§ Written instruction: Write out the full listing exactly as given, minus the images.

::::::

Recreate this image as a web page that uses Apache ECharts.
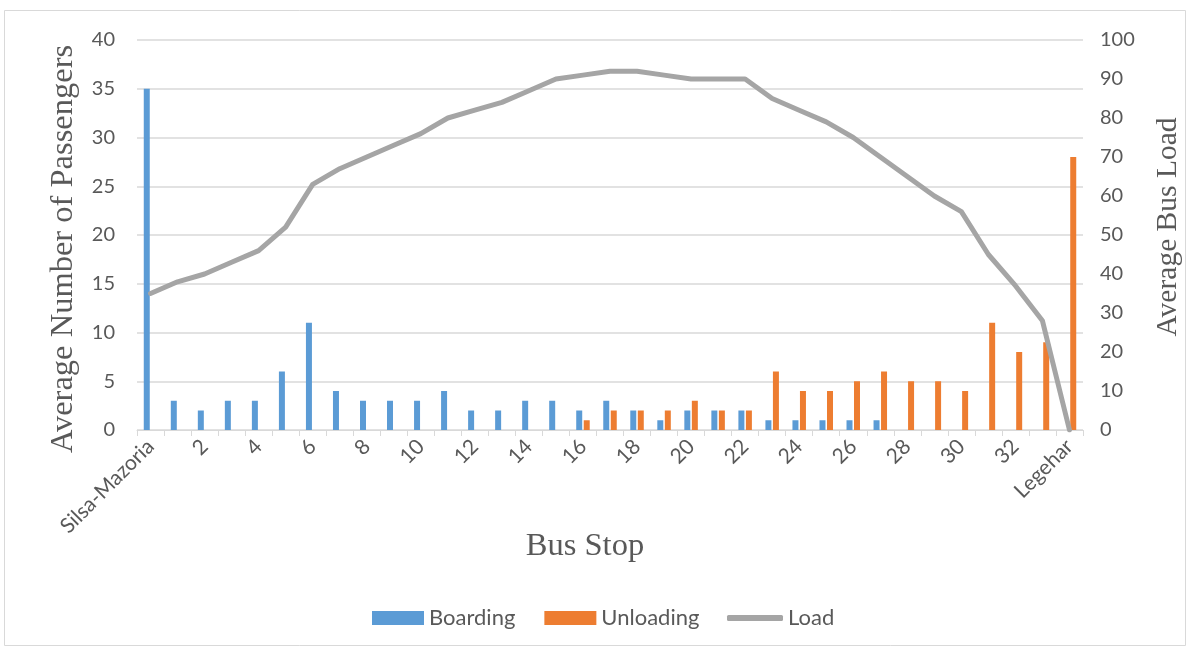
<!DOCTYPE html>
<html>
<head>
<meta charset="utf-8">
<script src="https://cdn.jsdelivr.net/npm/echarts@6/dist/echarts.min.js"></script>
<style>
  html, body { margin: 0; padding: 0; background: #fff; }
  #chart { width: 1191px; height: 650px; }
</style>
</head>
<body>
<div id="chart"></div>
<script>
// Bus stops along the route, first and last named
const stops = ['Silsa-Mazoria', '1', '2', '3', '4', '5', '6', '7', '8', '9', '10', '11', '12',
  '13', '14', '15', '16', '17', '18', '19', '20', '21', '22', '23', '24', '25', '26', '27',
  '28', '29', '30', '31', '32', '33', 'Legehar'];

// Average passengers boarding at each stop
const boarding = [35, 3, 2, 3, 3, 6, 11, 4, 3, 3, 3, 4, 2, 2, 3, 3, 2, 3, 2, 1, 2, 2, 2,
  1, 1, 1, 1, 1, 0, 0, 0, 0, 0, 0, 0];

// Average passengers alighting at each stop
const unloading = [0, 0, 0, 0, 0, 0, 0, 0, 0, 0, 0, 0, 0, 0, 0, 0, 1, 2, 2, 2, 3, 2, 2,
  6, 4, 4, 5, 6, 5, 5, 4, 11, 8, 9, 28];

// Average on-board load after each stop
const load = [35, 38, 40, 43, 46, 52, 63, 67, 70, 73, 76, 80, 82, 84, 87, 90, 91, 92, 92,
  91, 90, 90, 90, 85, 82, 79, 75, 70, 65, 60, 56, 45, 37, 28, 0];

const labelFont = 'Lato, "Open Sans", sans-serif';
const titleFont = '"Liberation Serif", "DejaVu Serif", serif';
const textGray = '#595959';
const lineGray = '#D9D9D9';

const chart = echarts.init(document.getElementById('chart'), null, { renderer: 'canvas' });

const legendText = { fontFamily: labelFont, fontSize: 22, color: textGray };

chart.setOption({
  backgroundColor: '#ffffff',
  animation: false,
  graphic: [{
    type: 'rect',
    shape: { x: 4.5, y: 10.5, width: 1181, height: 635 },
    style: { fill: 'none', stroke: lineGray, lineWidth: 1 },
    silent: true
  }],
  grid: { left: 137, right: 103, top: 40, bottom: 220 },
  legend: [{
    // bar entries
    left: 367,
    top: 602,
    itemWidth: 52,
    itemHeight: 14,
    itemGap: 29,
    icon: 'rect',
    textStyle: legendText,
    data: ['Boarding', 'Unloading']
  }, {
    // line entry
    left: 722,
    top: 602,
    itemWidth: 56,
    itemHeight: 6,
    icon: 'roundRect',
    textStyle: legendText,
    data: ['Load']
  }],
  xAxis: {
    type: 'category',
    data: stops,
    boundaryGap: true,
    name: 'Bus Stop',
    nameLocation: 'middle',
    nameGap: 100,
    nameMoveOverlap: false,
    nameTextStyle: {
      fontFamily: titleFont, fontSize: 32.5, color: textGray,
      padding: [0, 50, 0, 0]
    },
    axisLine: { lineStyle: { color: lineGray, width: 1 } },
    axisTick: { show: true, interval: 0, length: 6, lineStyle: { color: lineGray } },
    axisLabel: {
      interval: 1,
      rotate: 45,
      margin: 13,
      fontFamily: labelFont,
      fontSize: 21,
      color: textGray
    }
  },
  yAxis: [{
    type: 'value',
    min: 0,
    max: 40,
    interval: 5,
    name: 'Average Number of Passengers',
    nameLocation: 'middle',
    nameGap: 57,
    nameRotate: 90,
    nameTextStyle: {
      fontFamily: titleFont, fontSize: 32.5, color: textGray,
      padding: [0, 28, 0, 0]
    },
    axisLine: { show: false },
    axisTick: { show: false },
    axisLabel: { margin: 22, fontFamily: labelFont, fontSize: 20, color: textGray },
    splitLine: { show: true, lineStyle: { color: lineGray, width: 1.5 } }
  }, {
    type: 'value',
    min: 0,
    max: 100,
    interval: 10,
    position: 'right',
    name: 'Average Bus Load',
    nameLocation: 'middle',
    nameGap: 70,
    nameRotate: 90,
    nameTextStyle: {
      fontFamily: titleFont, fontSize: 29.5, color: textGray,
      padding: [0, 0, 0, 16]
    },
    axisLine: { show: false },
    axisTick: { show: false },
    axisLabel: { margin: 17, fontFamily: labelFont, fontSize: 20, color: textGray },
    splitLine: { show: false }
  }],
  series: [{
    name: 'Boarding',
    type: 'bar',
    yAxisIndex: 0,
    data: boarding,
    barWidth: 6,
    barGap: '25%',
    itemStyle: { color: '#5B9BD5' }
  }, {
    name: 'Unloading',
    type: 'bar',
    yAxisIndex: 0,
    data: unloading,
    barWidth: 6,
    barGap: '25%',
    itemStyle: { color: '#ED7D31' }
  }, {
    name: 'Load',
    type: 'line',
    yAxisIndex: 1,
    data: load,
    symbol: 'none',
    smooth: false,
    z: 5,
    lineStyle: { color: '#A5A5A5', width: 5, cap: 'round', join: 'round' },
    itemStyle: { color: '#A5A5A5' }
  }]
});
</script>
</body>
</html>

::::::

§ Answer below:
Recreate this image as a web page that uses Apache ECharts.
<!DOCTYPE html>
<html>
<head>
<meta charset="utf-8">
<script src="https://cdn.jsdelivr.net/npm/echarts@6/dist/echarts.min.js"></script>
<style>
  html, body { margin: 0; padding: 0; background: #fff; }
  #chart { width: 1191px; height: 650px; }
</style>
</head>
<body>
<div id="chart"></div>
<script>
// Bus stops along the route, first and last named
const stops = ['Silsa-Mazoria', '1', '2', '3', '4', '5', '6', '7', '8', '9', '10', '11', '12',
  '13', '14', '15', '16', '17', '18', '19', '20', '21', '22', '23', '24', '25', '26', '27',
  '28', '29', '30', '31', '32', '33', 'Legehar'];

// Average passengers boarding at each stop
const boarding = [35, 3, 2, 3, 3, 6, 11, 4, 3, 3, 3, 4, 2, 2, 3, 3, 2, 3, 2, 1, 2, 2, 2,
  1, 1, 1, 1, 1, 0, 0, 0, 0, 0, 0, 0];

// Average passengers alighting at each stop
const unloading = [0, 0, 0, 0, 0, 0, 0, 0, 0, 0, 0, 0, 0, 0, 0, 0, 1, 2, 2, 2, 3, 2, 2,
  6, 4, 4, 5, 6, 5, 5, 4, 11, 8, 9, 28];

// Average on-board load after each stop
const load = [35, 38, 40, 43, 46, 52, 63, 67, 70, 73, 76, 80, 82, 84, 87, 90, 91, 92, 92,
  91, 90, 90, 90, 85, 82, 79, 75, 70, 65, 60, 56, 45, 37, 28, 0];

const labelFont = 'Lato, "Open Sans", sans-serif';
const titleFont = '"Liberation Serif", "DejaVu Serif", serif';
const textGray = '#595959';
const lineGray = '#D9D9D9';

const chart = echarts.init(document.getElementById('chart'), null, { renderer: 'canvas' });

const legendText = { fontFamily: labelFont, fontSize: 22, color: textGray };

chart.setOption({
  backgroundColor: '#ffffff',
  animation: false,
  graphic: [{
    type: 'rect',
    shape: { x: 4.5, y: 10.5, width: 1181, height: 635 },
    style: { fill: 'none', stroke: lineGray, lineWidth: 1 },
    silent: true
  }],
  grid: { left: 137, right: 103, top: 40, bottom: 220 },
  legend: [{
    // bar entries
    left: 367,
    top: 602,
    itemWidth: 52,
    itemHeight: 14,
    itemGap: 29,
    icon: 'rect',
    textStyle: legendText,
    data: ['Boarding', 'Unloading']
  }, {
    // line entry
    left: 722,
    top: 602,
    itemWidth: 56,
    itemHeight: 6,
    icon: 'roundRect',
    textStyle: legendText,
    data: ['Load']
  }],
  xAxis: {
    type: 'category',
    data: stops,
    boundaryGap: true,
    name: 'Bus Stop',
    nameLocation: 'middle',
    nameGap: 100,
    nameMoveOverlap: false,
    nameTextStyle: {
      fontFamily: titleFont, fontSize: 32.5, color: textGray,
      padding: [0, 50, 0, 0]
    },
    axisLine: { lineStyle: { color: lineGray, width: 1 } },
    axisTick: { show: true, interval: 0, length: 6, lineStyle: { color: lineGray } },
    axisLabel: {
      interval: 1,
      rotate: 45,
      margin: 13,
      fontFamily: labelFont,
      fontSize: 21,
      color: textGray
    }
  },
  yAxis: [{
    type: 'value',
    min: 0,
    max: 40,
    interval: 5,
    name: 'Average Number of Passengers',
    nameLocation: 'middle',
    nameGap: 57,
    nameRotate: 90,
    nameTextStyle: {
      fontFamily: titleFont, fontSize: 32.5, color: textGray,
      padding: [0, 28, 0, 0]
    },
    axisLine: { show: false },
    axisTick: { show: false },
    axisLabel: { margin: 22, fontFamily: labelFont, fontSize: 20, color: textGray },
    splitLine: { show: true, lineStyle: { color: lineGray, width: 1.5 } }
  }, {
    type: 'value',
    min: 0,
    max: 100,
    interval: 10,
    position: 'right',
    name: 'Average Bus Load',
    nameLocation: 'middle',
    nameGap: 70,
    nameRotate: 90,
    nameTextStyle: {
      fontFamily: titleFont, fontSize: 29.5, color: textGray,
      padding: [0, 0, 0, 16]
    },
    axisLine: { show: false },
    axisTick: { show: false },
    axisLabel: { margin: 17, fontFamily: labelFont, fontSize: 20, color: textGray },
    splitLine: { show: false }
  }],
  series: [{
    name: 'Boarding',
    type: 'bar',
    yAxisIndex: 0,
    data: boarding,
    barWidth: 6,
    barGap: '25%',
    itemStyle: { color: '#5B9BD5' }
  }, {
    name: 'Unloading',
    type: 'bar',
    yAxisIndex: 0,
    data: unloading,
    barWidth: 6,
    barGap: '25%',
    itemStyle: { color: '#ED7D31' }
  }, {
    name: 'Load',
    type: 'line',
    yAxisIndex: 1,
    data: load,
    symbol: 'none',
    smooth: false,
    z: 5,
    lineStyle: { color: '#A5A5A5', width: 5, cap: 'round', join: 'round' },
    itemStyle: { color: '#A5A5A5' }
  }]
});
</script>
</body>
</html>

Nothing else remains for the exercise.